I'm trying to develop a generic stylesheet that will work with any XML document, regardless of the names of its nodes, but I'm not sure how to reference them .

For example, using the example from the W3C schools website,

<?xml version="1.0" encoding="ISO-8859-1"?>
<!-- Edited by XMLSpy® -->
<xsl:stylesheet version="1.0"
xmlns:xsl="http://www.w3.org/1999/XSL/Transform">
<xsl:template match="/">
<html>
<body>
<h2>My CD Collection</h2>
<table border="1">
<tr bgcolor="#9acd32">
<th>Title</th>
<th>Artist</th>
</tr>
<xsl:for-each select="catalog">
<xsl:for-each select="cd">
<tr>
<td><xsl:value-of select="title" /></td>
<td><xsl:value-of select="artist" /></td>
</tr>
</xsl:for-each>
</xsl:for-each>
</table>
</body>
</html>
</xsl:template>
</xsl:stylesheet>

This style sheet specifies specific node names such as 'catalog', 'cd','title', 'artist, etc. What would you do if you just wanted it to output the nodes generically without the need to specify a name, so that the style sheet would work with all xml documents of the same format?

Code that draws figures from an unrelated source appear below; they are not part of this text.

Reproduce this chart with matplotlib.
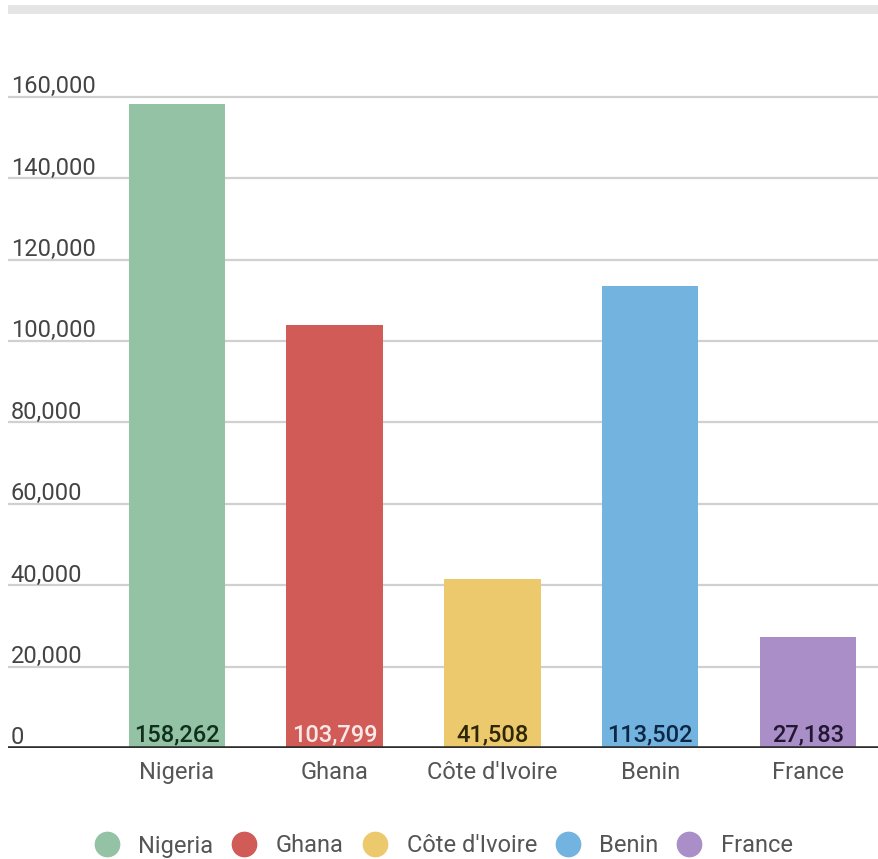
import matplotlib.pyplot as plt
import matplotlib.transforms as mtransforms
from matplotlib.lines import Line2D

countries = ["Nigeria", "Ghana", "Côte d'Ivoire", "Benin", "France"]
values = [158262, 103799, 41508, 113502, 27183]
bar_colors = ["#93c3a4", "#d15b57", "#ebc96c", "#73b3e0", "#a98ec8"]
label_colors = ["#10301e", "#fbe9e8", "#2e2604", "#0d2845", "#231733"]
yticks = [0, 20000, 40000, 60000, 80000, 100000, 120000, 140000, 160000]

plt.rcParams['font.family'] = ['Roboto', 'DejaVu Sans']

fig = plt.figure(figsize=(8.79, 8.59), dpi=100)
ax = fig.add_axes([8 / 879, (859 - 748) / 859, 1 - 8 / 879, (748 - 56) / 859])

x = list(range(len(countries)))
ax.bar(x, values, width=0.61, color=bar_colors, zorder=2)

ax.set_xlim(-1.07, 4.45)
ax.set_ylim(0, 170000)

# gridlines with labels sitting just above them
offset = mtransforms.ScaledTranslation(0, -1 / 72, fig.dpi_scale_trans)
trans = mtransforms.blended_transform_factory(ax.transAxes, ax.transData) + offset
for t in yticks:
    if t > 0:
        ax.axhline(t, color="#d0d0d0", lw=1.6, zorder=1)
    ax.text(0.003, t, f"{t:,}", transform=trans, ha="left", va="bottom",
            fontsize=17, color="#444444")

ax.axhline(0, color="#2e2e2e", lw=2.6, zorder=3)

for xi, v, c in zip(x, values, label_colors):
    ax.annotate(f"{v:,}", (xi, 0), xytext=(0, 1), textcoords="offset points",
                ha="center", va="bottom", fontsize=17, fontweight="medium",
                color=c, zorder=4)

ax.set_xticks(x)
ax.set_xticklabels(countries, fontsize=17, color="#555555")
ax.tick_params(axis="x", length=0, pad=9.5)
ax.set_yticks([])
for s in ax.spines.values():
    s.set_visible(False)

# grey strip across the top
fig.patches.append(plt.Rectangle((8 / 879, (859 - 14) / 859), 1, 9 / 859,
                                 transform=fig.transFigure, color="#e5e5e5", lw=0))

handles = [Line2D([], [], marker="o", ls="", markersize=17.5, color=c) for c in bar_colors]
fig.legend(handles, countries, loc="center", bbox_to_anchor=(444 / 879, (859 - 846) / 859),
           ncol=5, frameon=False, fontsize=17, handlelength=1.0, handletextpad=0.85,
           columnspacing=0.8, labelcolor="#555555")

fig.savefig("out.png", dpi=100)
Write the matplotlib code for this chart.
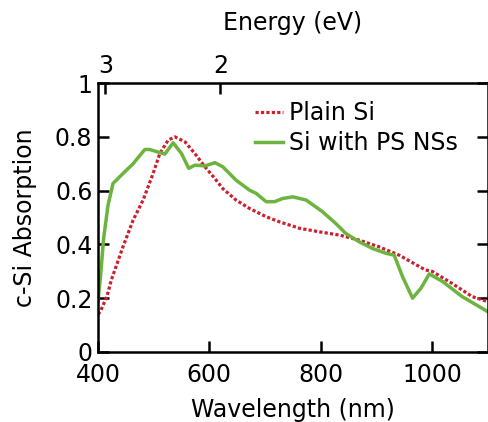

I tried using 'root' and 'firstChild', etc but it didn't seem to work, any ideas?

 

httpwebwitch




msg:4109297
 6:22 am on Apr 3, 2010 (gmt 0)

you'll need to sharpen your Axes [w3.org]

bizminder




msg:4111241
 7:46 am on Apr 7, 2010 (gmt 0)

I am interested to know what this Axes is about. I have been using a lot of HTML and XSL,but had not really thought about this.

httpwebwitch




msg:4111326
 11:53 am on Apr 7, 2010 (gmt 0)

Axes are plural of "axis" - a strange usage of the word, but it's the name of a device that lets an XPATH expression refer to a parent, ancestor, sibling, descendent-or-self, etc.

An axis is a selector that can find a node based on its relationship to the current node, regardless of its name or type. You can get the first child of a <book>, without knowing that it's a <chapter>.

Knowing XPATH is useful in all finds of XML parsing situations, not just in XSLT templates. If you are familiar with CSS selectors, XPATH has a lot in common with those.